今天的下午,也要黑天的时候,严朝阳的三弟弟也来到了第二人民医院。护理严朝阳的就有三个人了,严朝阳的爸爸,他的三弟弟还有银行泒过来的孙大卫。

主治医生张景仁把严朝阳的爸爸叫到了医生的办公室,把照的X光片给严朝阳的爸爸讲了一遍。

我们的几个医生也都看了这个片子,也确定了咱们这次的最佳方案。首先就得采用牵引的方法,先把他腿上的炎症消下来。现在他的伤处已经发炎了,不能直接的进行对位接骨。等炎症消下去咱们才可以考虑下一步,老严你看怎么样?张景仁医生说

我对医学这方面那是什么都不懂,就得听你们的,你们怎么研究就怎么治疗吧。严宝胜说

那就好吧,咱们就这样处理,我去叫护士准备器械,还有药品。张景仁医生说

几个医生和护士的紧张忙碌,时间也就是三十来分钟。他们就把严朝阳的牵引给做完了,就是在那条骨折的腿,在他的脚后跟上打进一根长约十厘米的钢针,用一个卡子在脚后跟的两头卡好。用一个滑轮拴上一根绳子,下面加上重物往下把骨折的腿拉长。在这期间就是一天三针青霉素,直到大腿消了炎,才能考虑到大腿对位的事了。

民间常流传着这样的一句话,伤筋动骨一百天。这让严朝阳漫漫的疗养吧,性情也不能太急了,可是心急那也是一点用都没有的。

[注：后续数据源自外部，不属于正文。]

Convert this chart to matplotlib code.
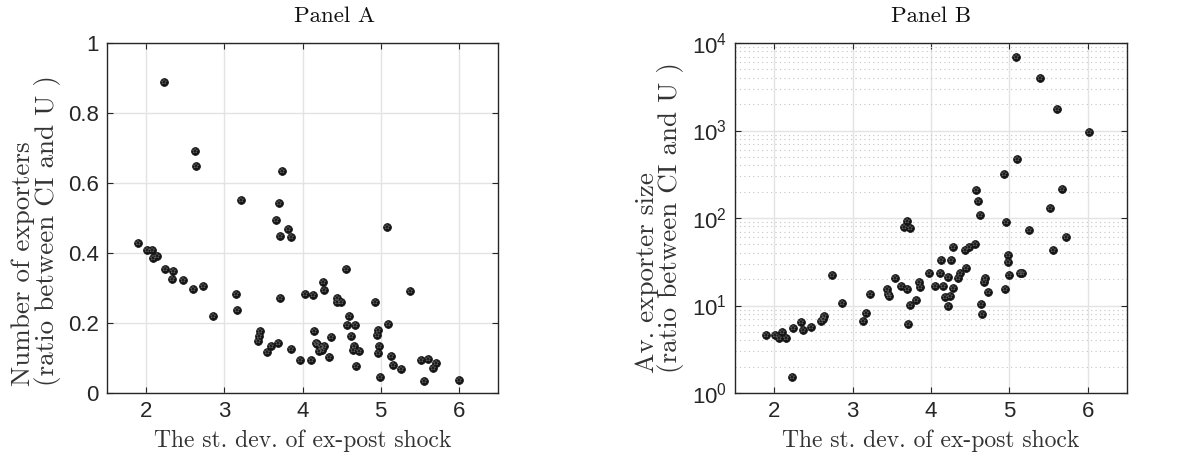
import matplotlib
matplotlib.use("Agg")
import matplotlib.pyplot as plt
from matplotlib.ticker import FixedLocator, FixedFormatter, LogLocator, NullFormatter

plt.rcParams['mathtext.fontset'] = 'custom'
plt.rcParams['mathtext.rm'] = 'Liberation Sans'
plt.rcParams['mathtext.it'] = 'Liberation Sans'
plt.rcParams['axes.formatter.use_mathtext'] = False

# ---------------- data ----------------
# Panel A: number of exporters (ratio between CI and U)
x_a = [1.898, 2.23, 2.017, 2.072, 2.094, 2.145, 2.238, 2.349, 2.336, 2.472,
       2.596, 2.732, 2.626, 2.634, 2.855, 3.149, 3.157, 3.213, 3.426, 3.438,
       3.451, 3.540, 3.600, 3.660, 3.689, 3.702, 3.711, 3.715, 3.736, 3.809,
       3.847, 3.855, 3.966, 4.038, 4.115, 4.128, 4.149, 4.170, 4.191, 4.217,
       4.238, 4.260, 4.272, 4.272, 4.251, 4.345, 4.370, 4.447, 4.447, 4.489,
       4.553, 4.566, 4.591, 4.626, 4.643, 4.655, 4.668, 4.689, 4.723, 4.923,
       4.949, 4.962, 4.966, 4.983, 4.996, 5.077, 5.089, 5.128, 5.157, 5.255,
       5.374, 5.519, 5.557, 5.609, 5.664, 5.702, 6.000]
y_a = [0.429, 0.888, 0.410, 0.410, 0.385, 0.391, 0.354, 0.349, 0.325, 0.322,
       0.297, 0.307, 0.691, 0.650, 0.221, 0.284, 0.238, 0.550, 0.149, 0.164,
       0.178, 0.117, 0.135, 0.493, 0.143, 0.543, 0.448, 0.272, 0.634, 0.470,
       0.127, 0.445, 0.095, 0.284, 0.095, 0.281, 0.177, 0.144, 0.139, 0.119,
       0.132, 0.316, 0.294, 0.134, 0.124, 0.102, 0.159, 0.272, 0.260, 0.260,
       0.354, 0.194, 0.221, 0.162, 0.124, 0.135, 0.194, 0.077, 0.120, 0.260,
       0.167, 0.179, 0.115, 0.135, 0.045, 0.473, 0.196, 0.106, 0.080, 0.068,
       0.291, 0.095, 0.033, 0.098, 0.071, 0.087, 0.036]

# Panel B: average exporter size (ratio between CI and U)
x_b = [1.894, 2.013, 2.064, 2.094, 2.153, 2.230, 2.238, 2.336, 2.361, 2.472,
       2.595, 2.621, 2.638, 2.735, 2.859, 3.139, 3.165, 3.216, 3.441, 3.450,
       3.467, 3.539, 3.616, 3.658, 3.688, 3.697, 3.726, 3.713, 3.734, 3.815,
       3.849, 3.857, 3.972, 4.045, 4.121, 4.130, 4.159, 4.176, 4.219, 4.219,
       4.240, 4.253, 4.278, 4.283, 4.342, 4.376, 4.436, 4.444, 4.491, 4.563,
       4.568, 4.602, 4.627, 4.640, 4.653, 4.670, 4.683, 4.725, 4.933, 4.946,
       4.959, 4.976, 4.988, 4.997, 5.082, 5.095, 5.133, 5.163, 5.256, 5.384,
       5.524, 5.554, 5.605, 5.677, 5.719, 6.012]
y_b = [4.56, 4.56, 4.29, 4.98, 4.29, 1.52, 5.58, 6.53, 5.20, 5.73,
       6.59, 7.07, 7.65, 22.5, 10.6, 6.59, 8.13, 13.7, 15.3, 13.6,
       12.9, 20.6, 16.7, 78.2, 15.3, 93.3, 77.6, 6.09, 10.2, 11.5,
       18.6, 16.3, 23.7, 16.9, 23.7, 32.8, 16.9, 12.4, 21.4, 9.96,
       12.7, 32.8, 46.2, 16.0, 20.8, 23.5, 43.5, 26.8, 46.6, 50.9,
       209, 158, 107, 10.3, 7.93, 18.6, 20.6, 14.1, 321, 15.4,
       90, 31.4, 38.1, 22.5, 6918, 468, 23.7, 23.7, 73.6, 4018,
       131, 43.5, 1762, 214, 60.1, 962]

x_ticks = [2, 3, 4, 5, 6]
y_ticks_a = [0, 0.2, 0.4, 0.6, 0.8, 1]
y_ticklabels_a = ['0', '0.2', '0.4', '0.6', '0.8', '1']
y_ticks_b = [1, 10, 100, 1000, 10000]
y_ticklabels_b = [r'$\mathregular{10^{0}}$', r'$\mathregular{10^{1}}$', r'$\mathregular{10^{2}}$',
                  r'$\mathregular{10^{3}}$', r'$\mathregular{10^{4}}$']

titles = ['Panel A', 'Panel B']
xlabel = 'The st. dev. of ex-post shock'
ylabels = ['Number of exporters\n(ratio between CI and U )',
           'Av. exporter size\n(ratio between CI and U )']

# ---------------- figure ----------------
W, H = 1193, 463
fig = plt.figure(figsize=(W / 100, H / 100), dpi=100)
axA = fig.add_axes([107 / W, 70 / H, 391 / W, 350 / H])
axB = fig.add_axes([735 / W, 70 / H, 392 / W, 350 / H])

serif = 'cmr10'
tick_font = 'Liberation Sans'
spine_col = '#262626'
label_col = '#262626'


def draw_points(ax, xs, ys):
    ax.plot(xs, ys, linestyle='none', marker='o', markersize=5.6,
            markerfacecolor='#141414', markeredgecolor='#141414', markeredgewidth=0.6, zorder=3)
    ax.plot(xs, ys, linestyle='none', marker='*', markersize=4.2,
            markerfacecolor='none', markeredgecolor='#6a6a6a', markeredgewidth=0.35, zorder=4)


def style(ax, title, ylabel, title_x, ylab_x, ylab_y):
    ax.set_xlim(1.5, 6.5)
    ax.xaxis.set_major_locator(FixedLocator(x_ticks))
    for s in ax.spines.values():
        s.set_color(spine_col)
        s.set_linewidth(1.0)
    ax.tick_params(axis='both', which='major', direction='in', length=4, width=0.8,
                   color=spine_col, top=True, right=True, labelsize=16, labelcolor=label_col, pad=6)
    ax.tick_params(axis='both', which='minor', direction='in', length=0, top=True, right=True)
    for lab in ax.get_xticklabels() + ax.get_yticklabels():
        lab.set_family(tick_font)
    t = ax.set_title(title, fontfamily=serif, fontsize=16.5, color='#111111', pad=15)
    t.set_x(title_x)
    ax.set_xlabel(xlabel, fontfamily=serif, fontsize=17, color='#333333', labelpad=5)
    ax.set_ylabel(ylabel, fontfamily=serif, fontsize=19.5, color='#333333',
                  linespacing=0.92, multialignment='left')
    ax.yaxis.set_label_coords(ylab_x, ylab_y)
    ax.set_axisbelow(True)


# Panel A
draw_points(axA, x_a, y_a)
axA.set_ylim(0, 1)
axA.yaxis.set_major_locator(FixedLocator(y_ticks_a))
axA.yaxis.set_major_formatter(FixedFormatter(y_ticklabels_a))
axA.grid(True, which='major', color='#e3e3e3', linewidth=1.0)
style(axA, titles[0], ylabels[0], 0.583, -0.118, 0.465)

# Panel B
draw_points(axB, x_b, y_b)
axB.set_yscale('log')
axB.set_ylim(1, 10000)
axB.yaxis.set_major_locator(FixedLocator(y_ticks_b))
axB.yaxis.set_major_formatter(FixedFormatter(y_ticklabels_b))
axB.yaxis.set_minor_locator(LogLocator(base=10, subs=[2, 3, 4, 5, 6, 7, 8, 9]))
axB.yaxis.set_minor_formatter(NullFormatter())
axB.grid(True, which='major', axis='both', color='#e3e3e3', linewidth=1.0)
axB.grid(True, which='minor', axis='y', color='#c4c4c4', linewidth=0.8, linestyle=(0, (1, 3)))
style(axB, titles[1], ylabels[1], 0.5, -0.13, 0.5)

fig.savefig('out.png', dpi=100)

经过了三天的消炎针的注射,严朝阳的炎症已经消了下去。医生决定给他做正骨手术,医生的正副手都到位了。小型的X光机也都拿到了严朝阳的病床前,副手们开始工作了,有做心电图的,有的护士在量血压。主科的医生手拿着小型的X光透视镜在观察的骨位的变化,随时让他的助手左右的摆动着脚丫子。也就是半个小时的工夫,小腿的正位就结束了。打上了夹板,牵引的重量也减轻了一个砝码。这样就是为了让骨头更好的接触,往一起长!—————————————————————

一来二去的就要过年了,严朝阳的父亲回到了家。他们包了很多的饺子,让严富国坐班车送到了北江原市,这也就是大年的二十九了。明天就是大年三十了,可是二十九也是最后一趟班车了。

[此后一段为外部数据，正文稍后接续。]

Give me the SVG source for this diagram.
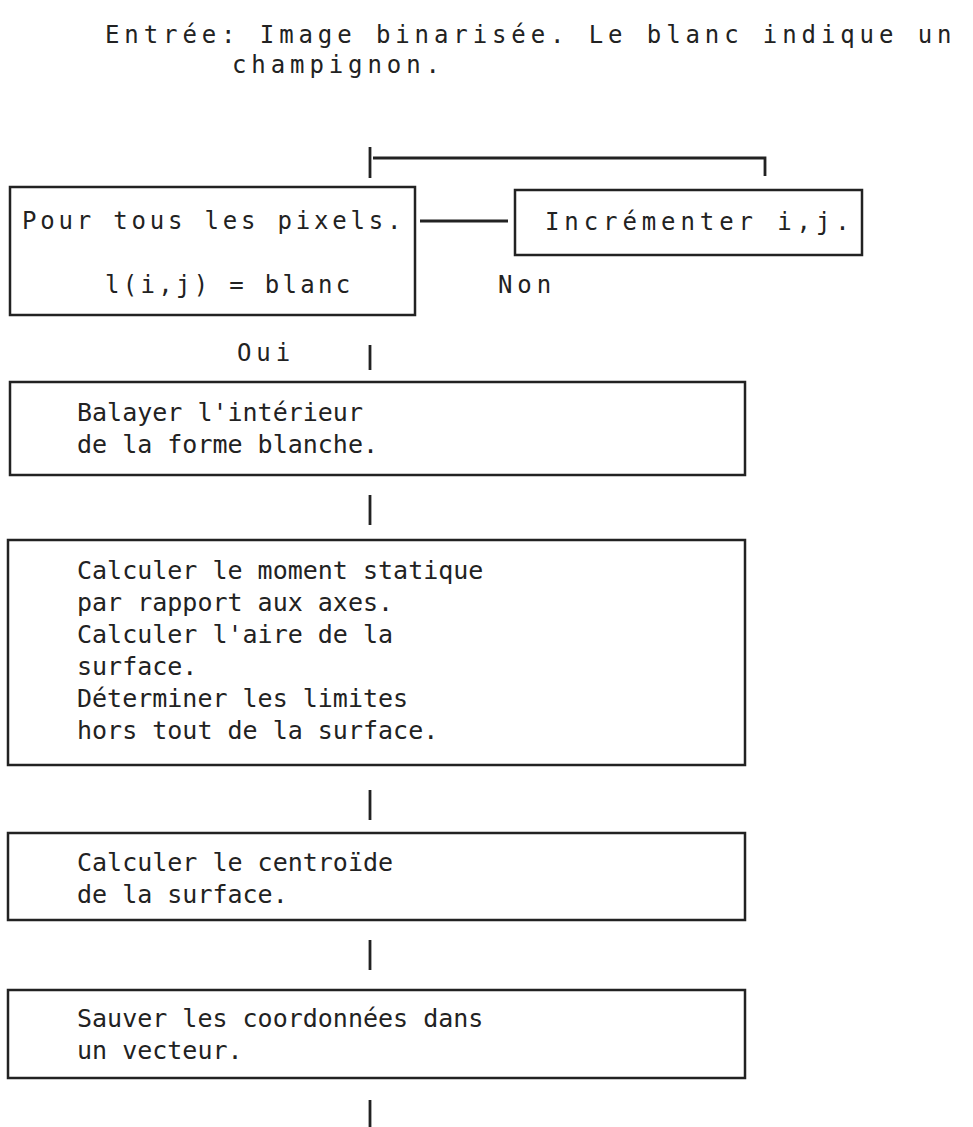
<svg xmlns="http://www.w3.org/2000/svg" width="973" height="1127" viewBox="0 0 973 1127">
<style>
.box{fill:none;stroke:#222;stroke-width:2.5}
.ln{fill:none;stroke:#222;stroke-width:2.8}
.t{font-family:"DejaVu Sans Mono","Liberation Mono",monospace;fill:#222}
.a{font-size:24px;letter-spacing:4.9px}
.c{font-size:24px;letter-spacing:3.8px}
.d{font-size:24px;letter-spacing:3.3px}
.b{font-size:25px}
</style>
<rect width="973" height="1127" fill="#fff"/>
<g id="title">
<text class="t a" x="105" y="43">Entrée: Image binarisée. Le blanc indique un</text>
<text class="t a" x="232" y="73">champignon.</text>
</g>
<g id="connectors">
<line class="ln" x1="370" y1="147" x2="370" y2="178"/>
<polyline class="ln" points="373,158 765,158 765,176"/>
<line class="ln" x1="420" y1="221" x2="508" y2="221"/>
<line class="ln" x1="370" y1="345" x2="370" y2="370"/>
<line class="ln" x1="370" y1="495" x2="370" y2="525"/>
<line class="ln" x1="370" y1="790" x2="370" y2="820"/>
<line class="ln" x1="370" y1="940" x2="370" y2="970"/>
<line class="ln" x1="370" y1="1100" x2="370" y2="1127"/>
<text class="t a" x="498" y="293">Non</text>
<text class="t a" x="237" y="361">Oui</text>
</g>
<g id="n-pixels">
<rect class="box" x="10" y="187" width="405" height="128"/>
<text class="t c" x="22" y="229">Pour tous les pixels.</text>
<text class="t d" x="105" y="293">l(i,j) = blanc</text>
</g>
<g id="n-incr">
<rect class="box" x="515" y="190" width="347" height="65"/>
<text class="t a" x="545" y="230">Incrémenter i,j.</text>
</g>
<g id="n-balayer">
<rect class="box" x="10" y="382" width="735" height="93"/>
<text class="t b" x="77" y="421">Balayer l'intérieur</text>
<text class="t b" x="77" y="453">de la forme blanche.</text>
</g>
<g id="n-calcul">
<rect class="box" x="8" y="540" width="737" height="225"/>
<text class="t b" x="77" y="579">Calculer le moment statique</text>
<text class="t b" x="77" y="611">par rapport aux axes.</text>
<text class="t b" x="77" y="643">Calculer l'aire de la</text>
<text class="t b" x="77" y="675">surface.</text>
<text class="t b" x="77" y="707">Déterminer les limites</text>
<text class="t b" x="77" y="739">hors tout de la surface.</text>
</g>
<g id="n-centroide">
<rect class="box" x="8" y="833" width="737" height="87"/>
<text class="t b" x="77" y="871">Calculer le centroïde</text>
<text class="t b" x="77" y="903">de la surface.</text>
</g>
<g id="n-sauver">
<rect class="box" x="8" y="990" width="737" height="88"/>
<text class="t b" x="77" y="1027">Sauver les coordonnées dans</text>
<text class="t b" x="77" y="1059">un vecteur.</text>
</g>
</svg>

在那三九寒天的,按说你的二弟弟给你送饺子,严朝阳应该感激才对。可是严朝阳没有这样做,他说了严富国一顿,把他二弟弟说的是眼泪转眼圈的走出了病房。跟他的三弟弟去了招待所,自己去生气去了。在严朝阳当时是这么想的,家里就三个老人了,小妹妹们又小,他的二弟弟还能顶点事,在家里围绕着三个老人,不是也挺好的事吗?可是这事与愿违,就是把严富国给打发到这里来?

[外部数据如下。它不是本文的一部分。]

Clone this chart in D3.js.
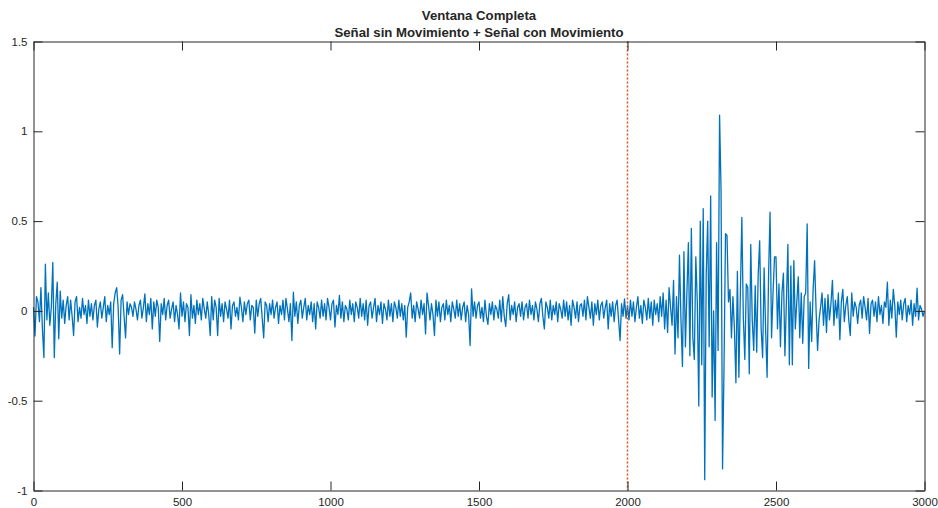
<!DOCTYPE html>
<html>
<head>
<meta charset="utf-8">
<script src="https://cdn.jsdelivr.net/npm/d3@7"></script>
<style>
  body { margin: 0; background: #fff; }
  svg text { font-family: "Liberation Sans", Arial, Helvetica, sans-serif; fill: #262626; }
</style>
</head>
<body>
<svg id="chart"></svg>
<script>
const titleLines = ["Ventana Completa", "Señal sin Movimiento + Señal con Movimiento"];
const xTicks = [0, 500, 1000, 1500, 2000, 2500, 3000];
const yTicks = [-1, -0.5, 0, 0.5, 1, 1.5];
const markerX = 2000;
const sampleStep = 5;

// samples 0..495
const quietA = [
  0.02, -0.14, 0.08, 0.05, -0.06, 0.13, -0.1, -0.26, 0.26, -0.05, 0.1, -0.08, 0.02, 0.27, -0.26, 0.04, 0.16, -0.155, 0.11, -0.04,
  0.06, -0.07, 0.03, 0.08, -0.05, 0.06, -0.03, -0.137, 0.05, 0.08, -0.06, 0.02, -0.04, 0.07, -0.02, 0.03, -0.07, 0.06, -0.03, 0.04,
  -0.05, 0.03, 0.06, -0.09, 0.01, 0.05, -0.04, 0.02, 0.08, -0.06, 0.03, -0.02, 0.05, -0.205, 0.04, 0.1, 0.13, 0.02, -0.24, 0.06,
  0.09, -0.03, -0.15, 0.05, -0.02, 0.04, 0.02, -0.03, 0.05, 0.01, -0.05, 0.03, 0.06, -0.04, 0.02, 0.095, -0.06, 0.04, -0.02, 0.07,
  -0.1, 0.05, -0.03, 0.06, 0.02, -0.17, 0.04, -0.02, 0.07, -0.05, 0.03, 0.06, -0.04, 0.01, 0.05, -0.06, 0.03, -0.02, -0.1, 0.1
];
// samples 500..995
const quietB = [
  -0.03, 0.05, -0.06, 0.04, 0.02, -0.137, 0.09, -0.04, 0.03, -0.07, 0.06, -0.02, 0.04, -0.05, 0.07, 0.01, -0.04, 0.05, -0.02, -0.137,
  0.08, -0.05, 0.06, 0.02, -0.137, 0.07, -0.03, 0.04, -0.06, 0.05, 0.01, -0.04, 0.06, -0.1, 0.03, 0.05, -0.03, 0.02, -0.05, 0.076,
  0.02, -0.06, 0.05, -0.02, 0.04, 0.06, -0.05, 0.03, 0.02, -0.124, 0.06, -0.03, 0.04, 0.07, -0.04, -0.15, 0.05, 0.03, -0.06, 0.04,
  -0.02, 0.06, -0.04, 0.02, 0.05, -0.07, 0.03, -0.02, 0.06, -0.05, 0.07, 0.01, -0.06, 0.04, -0.165, 0.104, -0.03, 0.05, -0.07, 0.03,
  0.06, -0.04, 0.02, 0.07, -0.05, 0.03, -0.02, 0.05, -0.06, 0.04, -0.1, 0.05, 0.02, -0.04, 0.06, -0.03, 0.04, -0.05, 0.07, 0.02
];
// samples 1000..1495
const quietC = [
  -0.05, 0.04, 0.06, -0.09, 0.03, -0.02, 0.086, -0.04, 0.05, -0.06, 0.03, 0.01, -0.05, 0.06, -0.02, 0.04, -0.06, 0.05, 0.02, -0.04,
  0.07, -0.03, 0.04, -0.05, 0.06, -0.08, 0.03, 0.05, -0.04, 0.02, 0.07, -0.06, 0.03, -0.02, 0.05, -0.07, 0.04, 0.01, -0.05, 0.06,
  -0.03, 0.04, -0.06, 0.05, 0.02, -0.04, 0.06, -0.03, 0.04, -0.05, 0.03, -0.146, 0.02, 0.05, 0.1, -0.04, 0.03, -0.06, 0.05, 0.01,
  -0.04, 0.06, -0.02, 0.04, -0.128, 0.1, 0.03, -0.05, 0.04, -0.02, -0.137, 0.06, -0.03, 0.05, -0.06, 0.02, 0.04, -0.05, 0.06, -0.02,
  0.03, -0.06, 0.05, 0.01, -0.04, 0.06, -0.03, 0.04, -0.05, 0.02, 0.05, -0.06, 0.03, -0.02, -0.193, 0.123, -0.03, 0.05, -0.04, 0.03
];
// samples 1500..1995
const quietD = [
  0.05, -0.04, 0.02, -0.06, 0.06, -0.03, -0.075, 0.04, -0.02, 0.05, -0.05, 0.03, 0.01, -0.04, 0.06, -0.06, 0.08, -0.03, -0.087, 0.04,
  0.09, -0.05, 0.03, -0.02, 0.05, -0.06, 0.02, 0.04, -0.03, 0.05, -0.05, 0.02, 0.04, -0.04, 0.06, -0.02, 0.03, -0.05, 0.05, 0.01,
  -0.06, 0.04, 0.07, -0.03, -0.1, 0.05, 0.02, -0.04, 0.06, -0.05, 0.03, -0.02, 0.05, -0.06, 0.04, 0.01, -0.04, 0.06, -0.03, 0.05,
  -0.05, 0.03, -0.08, 0.06, 0.02, -0.04, 0.05, -0.06, 0.03, 0.04, -0.03, 0.06, -0.05, 0.08, 0.02, -0.04, 0.05, -0.08, 0.04, -0.02,
  0.06, -0.05, 0.03, 0.05, -0.04, 0.02, 0.06, -0.1, 0.04, -0.03, 0.05, -0.06, 0.03, 0.06, -0.05, -0.165, 0.04, -0.03, 0.067, -0.04
];
// samples 2000..2495 (movement starts)
const burst = [
  0.03, -0.05, 0.06, -0.03, 0.05, -0.06, 0.02, 0.08, -0.04, 0.03, -0.07, 0.06, 0.02, -0.05, 0.07, -0.04, 0.05, -0.08, 0.06, -0.02,
  0.04, -0.06, 0.08, -0.03, 0.1, -0.1, 0.06, -0.12, 0.13, 0.02, -0.08, 0.17, -0.24, 0.08, -0.15, 0.31, -0.05, -0.31, 0.33, -0.2,
  0.1, 0.38, -0.25, 0.46, -0.15, -0.27, 0.3, 0.05, -0.53, 0.5, -0.3, 0.57, -0.94, 0.2, 0.5, -0.2, 0.64, -0.48, 0.0, -0.61,
  0.38, -0.22, 1.09, 0.67, -0.88, -0.31, 0.43, 0.42, 0.05, 0.12, -0.15, 0.08, -0.1, -0.4, 0.22, -0.37, 0.1, 0.52, -0.04, -0.27,
  0.15, 0.13, -0.35, 0.37, -0.05, -0.22, 0.14, -0.23, 0.2, 0.39, -0.1, -0.26, 0.24, -0.1, -0.37, 0.2, 0.55, -0.15, 0.1, 0.3
];
// samples 2500..3000
const tail = [
  0.3, -0.1, 0.15, -0.2, 0.1, 0.21, -0.25, 0.05, 0.37, -0.3, 0.25, -0.3, 0.28, -0.1, 0.05, 0.19, -0.15, 0.1, -0.18, 0.08,
  0.1, 0.485, -0.32, 0.05, -0.17, 0.12, 0.28, 0.0, -0.22, -0.05, 0.02, 0.1, -0.08, 0.07, -0.12, 0.09, -0.05, 0.04, 0.17, -0.08,
  0.06, -0.04, 0.1, -0.16, 0.05, 0.12, -0.06, 0.03, 0.08, -0.05, -0.137, 0.1, -0.03, 0.05, 0.02, -0.07, 0.03, 0.06, -0.04, 0.08,
  0.02, -0.05, 0.07, -0.125, 0.04, 0.06, -0.03, 0.05, -0.06, 0.08, -0.02, 0.03, -0.07, 0.05, 0.02, 0.16, -0.08, 0.06, -0.04, 0.12,
  0.03, -0.146, 0.05, -0.02, 0.06, -0.05, 0.04, 0.07, -0.06, 0.03, -0.02, 0.06, -0.08, 0.04, -0.03, 0.126, -0.05, 0.03, 0.01, -0.03,
  0.0
];

const signal = [...quietA, ...quietB, ...quietC, ...quietD, ...burst, ...tail]
  .map((v, i) => ({ n: i * sampleStep, v }));

const width = 938;
const height = 508;
const margin = { top: 41.5, right: 13.5, bottom: 17.5, left: 33.5 };

const svg = d3.select("#chart")
  .attr("width", width)
  .attr("height", height);

const x = d3.scaleLinear()
  .domain([0, 3000])
  .range([margin.left, width - margin.right]);

const y = d3.scaleLinear()
  .domain([-1, 1.5])
  .range([height - margin.bottom, margin.top]);

// signal
svg.append("path")
  .datum(signal)
  .attr("fill", "none")
  .attr("stroke", "#0072BD")
  .attr("stroke-width", 1.3)
  .attr("stroke-linejoin", "round")
  .attr("d", d3.line().x(d => x(d.n)).y(d => y(d.v)));

// dotted marker where movement begins
svg.append("line")
  .attr("x1", x(markerX))
  .attr("x2", x(markerX))
  .attr("y1", y(1.5))
  .attr("y2", y(-1))
  .attr("stroke", "#D95319")
  .attr("stroke-width", 1.5)
  .attr("stroke-dasharray", "2,2");

// axes, ticks pointing inward (box on)
const styleAxis = g => {
  g.select(".domain").attr("stroke", "#262626");
  g.selectAll(".tick line").attr("stroke", "#262626");
  g.selectAll(".tick text")
    .style("font-size", "11.5px")
    .attr("fill", "#262626");
};

svg.append("g")
  .attr("transform", `translate(0,${y(-1)})`)
  .call(d3.axisBottom(x).tickValues(xTicks).tickSize(-9).tickSizeOuter(0).tickPadding(7).tickFormat(d3.format("d")))
  .call(styleAxis);

svg.append("g")
  .attr("transform", `translate(0,${y(1.5)})`)
  .call(d3.axisTop(x).tickValues(xTicks).tickSize(-9).tickSizeOuter(0).tickFormat(""))
  .call(styleAxis);

svg.append("g")
  .attr("transform", `translate(${x(0)},0)`)
  .call(d3.axisLeft(y).tickValues(yTicks).tickSize(-9).tickSizeOuter(0).tickPadding(6).tickFormat(d => String(d)))
  .call(styleAxis);

svg.append("g")
  .attr("transform", `translate(${x(3000)},0)`)
  .call(d3.axisRight(y).tickValues(yTicks).tickSize(-9).tickSizeOuter(0).tickFormat(""))
  .call(styleAxis);

// title
const title = svg.append("text")
  .attr("text-anchor", "middle")
  .style("font-size", "13.2px")
  .style("font-weight", "bold");

titleLines.forEach((t, i) => {
  title.append("tspan")
    .attr("x", (x(0) + x(3000)) / 2)
    .attr("y", 19.5 + i * 17)
    .text(t);
});
</script>
</body>
</html>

北江原市的午夜也是很热闹,到了夜定烟花四起。那鞭炮声此起彼伏,声声震耳欲聋。严朝阳只有在病房里听鞭炮声了,他起不来也看不到烟花的炫烂光彩。就在这时严富国和严富友端着热腾腾的饺子来到了病房,他们三个人一起吃从家里带过来,那才叫一口一个肉丸的饺子。这饺子那是真香,这才是他妈妈包的香饺子呢!

过年医护人员都是正常的上班,严朝阳还是一天三针的青霉素,一天三次的查体温。大夫都是例行公事,天天的早上八点半到各个病房进行查房。严朝阳住的病房有六张床,也就是住满了有六个病人,都是一些外伤的。医生查完了房就没有什么事了,病人与病人之间相互的说一些小笑话。就是这样的打发着他们那无聊的时间,不知不觉的一个正月就过完了。严朝阳也在这个北江原医院住了三个月了,医生查完了房,告诉严朝阳的父亲。

我们昨天开了一个会研究了一下,你儿子的病情。明天可以出院了,你们准备一下,明天就到我的办公室办理出院手续,你看怎么样?主治医生用商量的口气问严宝胜

我是不懂医学的事,你们看好把我儿子的腿治疗好了,我们就是听你们的。严宝胜说

我们现在还不能下这个断言,说把你的儿子的腿治疗好了。这伤筋动骨要得儿养一百天呢,这也是土话。这骨头坏了就是得儿,不可能说出院就下来走路。主治医生说

是这样的,我也是这么想的,回到家也得儿养些日子,那我们就准备出院了,明天我就去办理出院的手续。严宝胜说

1976年3月16日严朝阳正式从北江原的第二医院办理了出院手续,由孙大卫去汽车站找来了班车,事先把严朝阳拉上,班车再回汽车站拉那些顾客。到了严朝阳的家也是下午的三点多钟了,还是由孙大卫和汽车司机说好的,要把严朝阳送到他们的家。

严朝阳下了班车,是他自己柱着拐棍一蹦一蹦下来的。到了他们的这个家,还是去年夏天刚盖上的。一个严寒的冬日过去,屋子里的房角处上的霜已经都化去了。各个房角上都留下了化霜雪之后的浮土依然可见,小房子一个冬天过去薰的那是屈黑屈黑的。到了家严朝阳的妈妈、奶奶还有他的几个妹妹都特别的高兴。把热炕头也让给了严朝阳,他的妈妈给严朝阳做的他最爱吃的手擀面。这也算是一家子人又一次团结在一起,围绕着一个饭桌上吃饭了。

外面的冰雪已经消融了,天气也在漫漫的变暖和了。严富国过完了年就回到了他的单位上班了,严富友也是在三月的一号就回到了学校上学丟了。严朝阳回来时,也就是出院时只有他的爸爸和银行的孙大卫在那里陪着了。别的事情都谈不上,严朝阳只有漫漫的在家养病了。